%%

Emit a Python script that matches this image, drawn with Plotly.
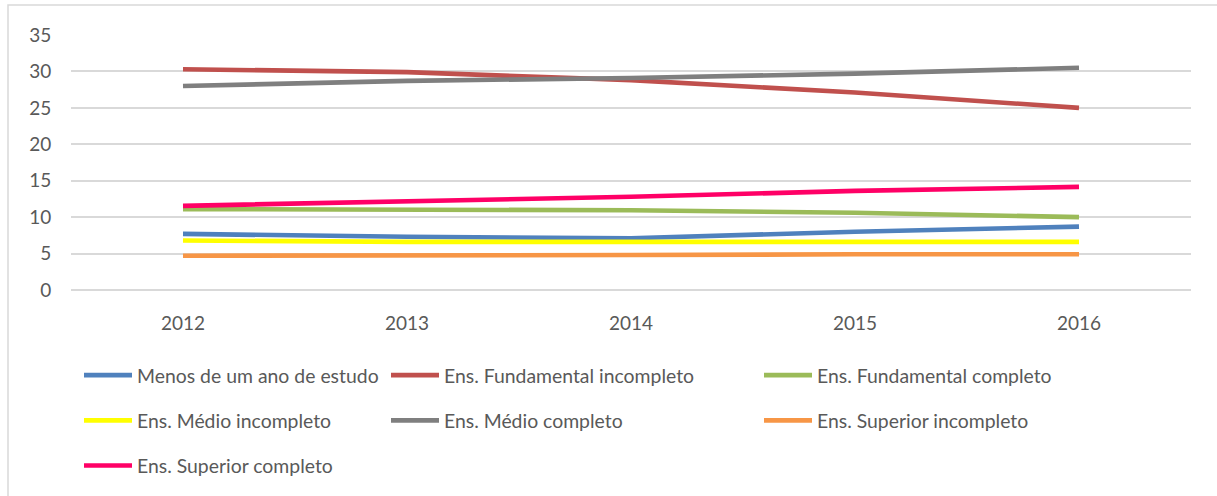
import plotly.graph_objects as go

years = ["2012", "2013", "2014", "2015", "2016"]
series_names = [
    "Menos de um ano de estudo",
    "Ens. Fundamental incompleto",
    "Ens. Fundamental completo",
    "Ens. Médio incompleto",
    "Ens. Médio completo",
    "Ens. Superior incompleto",
    "Ens. Superior completo",
]
menos_um_ano = [7.7, 7.3, 7.1, 8.0, 8.7]
fund_incompleto = [30.3, 29.9, 28.8, 27.1, 25.0]
fund_completo = [11.1, 11.1, 10.95, 10.6, 10.0]
medio_incompleto = [6.8, 6.6, 6.6, 6.6, 6.6]
medio_completo = [28.0, 28.7, 29.1, 29.7, 30.5]
sup_incompleto = [4.7, 4.7, 4.8, 4.9, 4.9]
sup_completo = [11.55, 12.1, 12.8, 13.6, 14.15]
y_ticks = [0, 5, 10, 15, 20, 25, 30, 35]

values = [menos_um_ano, fund_incompleto, fund_completo, medio_incompleto,
          medio_completo, sup_incompleto, sup_completo]
colors = ["#4F81BD", "#C0504D", "#9BBB59", "#FFFF00", "#7F7F7F", "#F79646", "#FF0066"]
legend_of = ["legend", "legend2", "legend3", "legend", "legend2", "legend3", "legend"]

FONT = "Lato"
TXT = "#595959"

fig = go.Figure()
for i, (name, vals) in enumerate(zip(series_names, values)):
    fig.add_trace(go.Scatter(
        x=years, y=vals, name=name, mode="lines",
        line=dict(color=colors[i], width=4.6),
        legend=legend_of[i], legendgroup=f"g{i}",
    ))

W, H = 1217, 496
L, R, T, B = 71, 26, 35, 206
pw, ph = W - L - R, H - T - B

def px_x(x):
    return (x - L) / pw

def px_y(y):
    return (H - B - y) / ph

leg_common = dict(
    orientation="v", xanchor="left", yanchor="top",
    font=dict(family=FONT, size=19.4, color=TXT),
    bgcolor="rgba(0,0,0,0)", borderwidth=0,
    tracegroupgap=17, itemwidth=48,
)

fig.update_layout(
    width=W, height=H,
    margin=dict(l=L, r=R, t=T, b=B, autoexpand=False),
    paper_bgcolor="white", plot_bgcolor="white",
    font=dict(family=FONT, size=19, color=TXT),
    xaxis=dict(
        type="category", showgrid=False, zeroline=False, showline=False,
        ticks="outside", ticklen=16, tickcolor="rgba(0,0,0,0)",
        tickfont=dict(family=FONT, size=19, color=TXT),
        range=[-0.5, 4.5],
    ),
    yaxis=dict(
        range=[0, 35], tickvals=y_ticks, showgrid=True,
        gridcolor="#D9D9D9", gridwidth=1.5,
        zeroline=True, zerolinecolor="#D9D9D9", zerolinewidth=1.5,
        showline=False, ticks="outside", ticklen=15, tickcolor="rgba(0,0,0,0)",
        tickfont=dict(family=FONT, size=19, color=TXT),
    ),
    legend=dict(x=px_x(79), y=px_y(356), **leg_common),
    legend2=dict(x=px_x(386), y=px_y(356), **leg_common),
    legend3=dict(x=px_x(759), y=px_y(356), **leg_common),
    shapes=[dict(
        type="rect", xref="paper", yref="paper",
        x0=px_x(8), x1=px_x(W + 20), y0=px_y(H + 20), y1=px_y(5),
        line=dict(color="#D9D9D9", width=1.5), fillcolor="rgba(0,0,0,0)",
        layer="below",
    )],
)

fig.write_html("out.html", config={"displayModeBar": False},
               post_script="document.body.style.margin='0';")
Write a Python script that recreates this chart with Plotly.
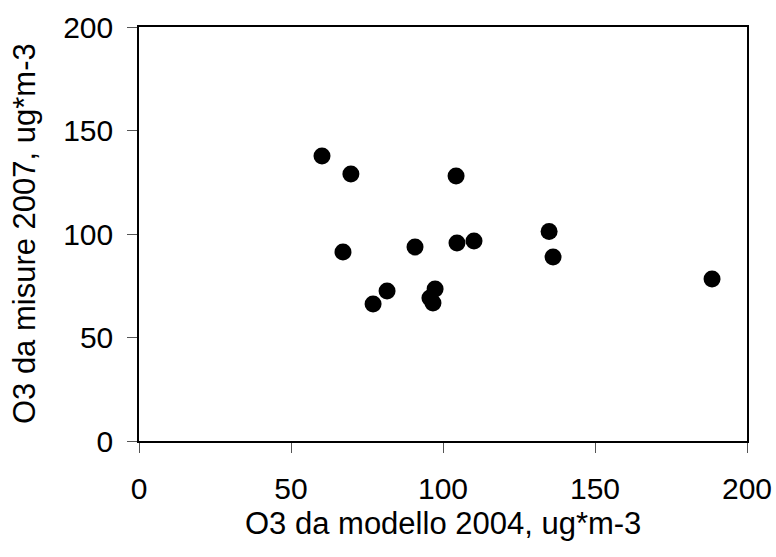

%%

* **Given exercise**
Where does the word "Python" appear in the listing? List each line that holds it.

* **Answer to the exercise**
Emit a Python script that matches this image, drawn with Plotly.
Write a Python script that recreates this chart with Plotly.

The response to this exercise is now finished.